↓
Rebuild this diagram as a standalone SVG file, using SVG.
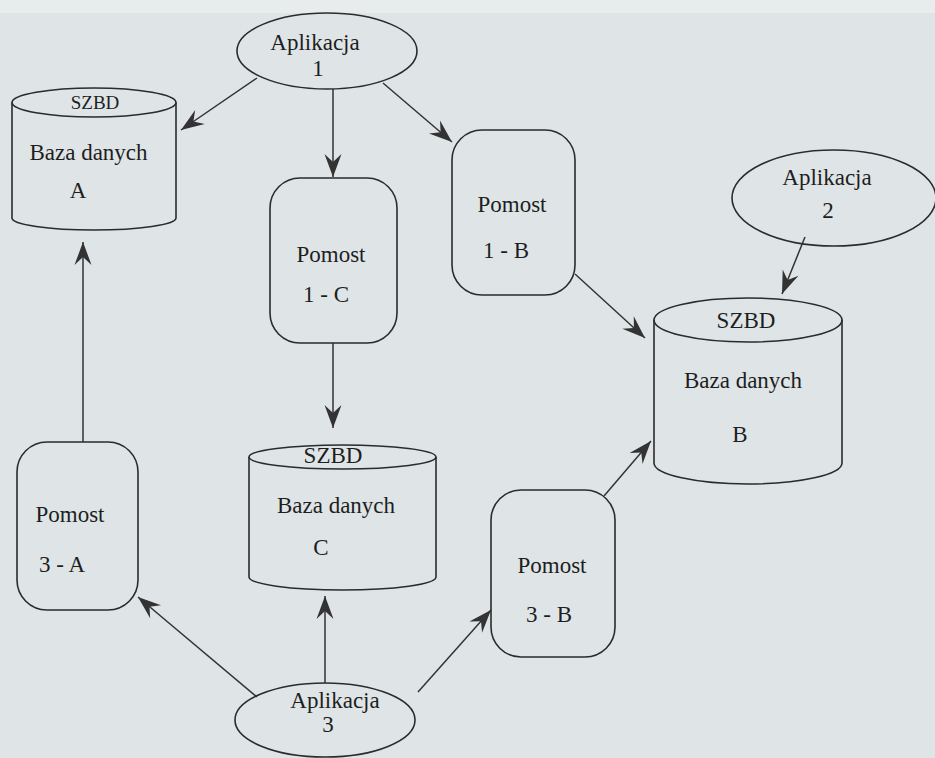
<svg xmlns="http://www.w3.org/2000/svg" width="935" height="758" viewBox="0 0 935 758">
<style>
.bg{fill:#dfe5e7}
.shape{fill:none;stroke:#2b2b2b;stroke-width:1.6}
.t{font-family:'Liberation Serif','Times New Roman','DejaVu Serif',serif;font-size:23px;fill:#1e1e1e;text-anchor:middle}
.s{font-size:19px}
.c{stroke:#333;stroke-width:1.5;fill:none;marker-end:url(#ah)}
</style>
<defs>
<marker id="ah" markerUnits="userSpaceOnUse" markerWidth="26" markerHeight="20" viewBox="-24 -10 26 20" refX="0" refY="0" orient="auto">
<path d="M0,0 L-23,-8.5 L-15,0 L-23,8.5 Z" fill="#333"/>
</marker>
</defs>
<rect class="bg" x="0" y="0" width="935" height="758"/>
<rect x="0" y="0" width="935" height="13" fill="#e8eced"/>

<g id="connectors">
<line class="c" x1="257" y1="78" x2="181" y2="130"/>
<line class="c" x1="333" y1="89" x2="333" y2="177"/>
<line class="c" x1="383" y1="83" x2="452" y2="142"/>
<line class="c" x1="333" y1="343" x2="333" y2="428"/>
<line class="c" x1="83" y1="442" x2="83" y2="242"/>
<line class="c" x1="575" y1="274" x2="645" y2="338"/>
<line class="c" x1="805" y1="237" x2="782" y2="294"/>
<line class="c" x1="604" y1="496" x2="651" y2="441"/>
<line class="c" x1="257" y1="697" x2="138" y2="597"/>
<line class="c" x1="325" y1="683" x2="325" y2="596"/>
<line class="c" x1="418" y1="692" x2="491" y2="610"/>
</g>

<g id="app1">
<ellipse class="shape" cx="327" cy="51" rx="90" ry="38"/>
<text class="t" x="315" y="50">Aplikacja</text>
<text class="t" x="318" y="76">1</text>
</g>

<g id="dbA">
<ellipse class="shape" cx="94" cy="102.5" rx="82" ry="14.5"/>
<path class="shape" d="M12,102.5 V218 A82,12 0 0 0 176,218 V102.5"/>
<text class="t s" x="95" y="109">SZBD</text>
<text class="t" x="88.5" y="160">Baza danych</text>
<text class="t" x="78" y="198">A</text>
</g>

<g id="pomost1C">
<rect class="shape" x="270" y="178" width="127" height="165" rx="30" ry="30"/>
<text class="t" x="331" y="262">Pomost</text>
<text class="t" x="326" y="302">1 - C</text>
</g>

<g id="pomost1B">
<rect class="shape" x="452" y="130" width="123" height="165" rx="30" ry="30"/>
<text class="t" x="512" y="212">Pomost</text>
<text class="t" x="506" y="258">1 - B</text>
</g>

<g id="app2">
<ellipse class="shape" cx="834" cy="198" rx="102" ry="48"/>
<text class="t" x="827" y="185">Aplikacja</text>
<text class="t" x="828" y="218">2</text>
</g>

<g id="dbB">
<ellipse class="shape" cx="748" cy="320" rx="94" ry="22"/>
<path class="shape" d="M654,320 V463 A94,21 0 0 0 842,463 V320"/>
<text class="t" x="746" y="328">SZBD</text>
<text class="t" x="743" y="388">Baza danych</text>
<text class="t" x="740" y="442">B</text>
</g>

<g id="dbC">
<ellipse class="shape" cx="342.5" cy="457" rx="93.5" ry="12"/>
<path class="shape" d="M249,457 V577 A93.5,13 0 0 0 436,577 V457"/>
<text class="t" x="333" y="463">SZBD</text>
<text class="t" x="336" y="513">Baza danych</text>
<text class="t" x="321" y="555">C</text>
</g>

<g id="pomost3A">
<rect class="shape" x="17" y="442" width="121" height="168" rx="30" ry="30"/>
<text class="t" x="70" y="522">Pomost</text>
<text class="t" x="62" y="572">3 - A</text>
</g>

<g id="pomost3B">
<rect class="shape" x="491" y="490" width="124" height="167" rx="30" ry="30"/>
<text class="t" x="552" y="573">Pomost</text>
<text class="t" x="549" y="622">3 - B</text>
</g>

<g id="app3">
<ellipse class="shape" cx="325" cy="720" rx="90" ry="37"/>
<text class="t" x="335" y="708">Aplikacja</text>
<text class="t" x="328" y="732">3</text>
</g>
</svg>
↑
_Directions_
Output an exact copy of the material, with the pictures removed.

_Exercise result_
Rebuild this diagram as a standalone SVG file, using SVG.
<svg xmlns="http://www.w3.org/2000/svg" width="935" height="758" viewBox="0 0 935 758">
<style>
.bg{fill:#dfe5e7}
.shape{fill:none;stroke:#2b2b2b;stroke-width:1.6}
.t{font-family:'Liberation Serif','Times New Roman','DejaVu Serif',serif;font-size:23px;fill:#1e1e1e;text-anchor:middle}
.s{font-size:19px}
.c{stroke:#333;stroke-width:1.5;fill:none;marker-end:url(#ah)}
</style>
<defs>
<marker id="ah" markerUnits="userSpaceOnUse" markerWidth="26" markerHeight="20" viewBox="-24 -10 26 20" refX="0" refY="0" orient="auto">
<path d="M0,0 L-23,-8.5 L-15,0 L-23,8.5 Z" fill="#333"/>
</marker>
</defs>
<rect class="bg" x="0" y="0" width="935" height="758"/>
<rect x="0" y="0" width="935" height="13" fill="#e8eced"/>

<g id="connectors">
<line class="c" x1="257" y1="78" x2="181" y2="130"/>
<line class="c" x1="333" y1="89" x2="333" y2="177"/>
<line class="c" x1="383" y1="83" x2="452" y2="142"/>
<line class="c" x1="333" y1="343" x2="333" y2="428"/>
<line class="c" x1="83" y1="442" x2="83" y2="242"/>
<line class="c" x1="575" y1="274" x2="645" y2="338"/>
<line class="c" x1="805" y1="237" x2="782" y2="294"/>
<line class="c" x1="604" y1="496" x2="651" y2="441"/>
<line class="c" x1="257" y1="697" x2="138" y2="597"/>
<line class="c" x1="325" y1="683" x2="325" y2="596"/>
<line class="c" x1="418" y1="692" x2="491" y2="610"/>
</g>

<g id="app1">
<ellipse class="shape" cx="327" cy="51" rx="90" ry="38"/>
<text class="t" x="315" y="50">Aplikacja</text>
<text class="t" x="318" y="76">1</text>
</g>

<g id="dbA">
<ellipse class="shape" cx="94" cy="102.5" rx="82" ry="14.5"/>
<path class="shape" d="M12,102.5 V218 A82,12 0 0 0 176,218 V102.5"/>
<text class="t s" x="95" y="109">SZBD</text>
<text class="t" x="88.5" y="160">Baza danych</text>
<text class="t" x="78" y="198">A</text>
</g>

<g id="pomost1C">
<rect class="shape" x="270" y="178" width="127" height="165" rx="30" ry="30"/>
<text class="t" x="331" y="262">Pomost</text>
<text class="t" x="326" y="302">1 - C</text>
</g>

<g id="pomost1B">
<rect class="shape" x="452" y="130" width="123" height="165" rx="30" ry="30"/>
<text class="t" x="512" y="212">Pomost</text>
<text class="t" x="506" y="258">1 - B</text>
</g>

<g id="app2">
<ellipse class="shape" cx="834" cy="198" rx="102" ry="48"/>
<text class="t" x="827" y="185">Aplikacja</text>
<text class="t" x="828" y="218">2</text>
</g>

<g id="dbB">
<ellipse class="shape" cx="748" cy="320" rx="94" ry="22"/>
<path class="shape" d="M654,320 V463 A94,21 0 0 0 842,463 V320"/>
<text class="t" x="746" y="328">SZBD</text>
<text class="t" x="743" y="388">Baza danych</text>
<text class="t" x="740" y="442">B</text>
</g>

<g id="dbC">
<ellipse class="shape" cx="342.5" cy="457" rx="93.5" ry="12"/>
<path class="shape" d="M249,457 V577 A93.5,13 0 0 0 436,577 V457"/>
<text class="t" x="333" y="463">SZBD</text>
<text class="t" x="336" y="513">Baza danych</text>
<text class="t" x="321" y="555">C</text>
</g>

<g id="pomost3A">
<rect class="shape" x="17" y="442" width="121" height="168" rx="30" ry="30"/>
<text class="t" x="70" y="522">Pomost</text>
<text class="t" x="62" y="572">3 - A</text>
</g>

<g id="pomost3B">
<rect class="shape" x="491" y="490" width="124" height="167" rx="30" ry="30"/>
<text class="t" x="552" y="573">Pomost</text>
<text class="t" x="549" y="622">3 - B</text>
</g>

<g id="app3">
<ellipse class="shape" cx="325" cy="720" rx="90" ry="37"/>
<text class="t" x="335" y="708">Aplikacja</text>
<text class="t" x="328" y="732">3</text>
</g>
</svg>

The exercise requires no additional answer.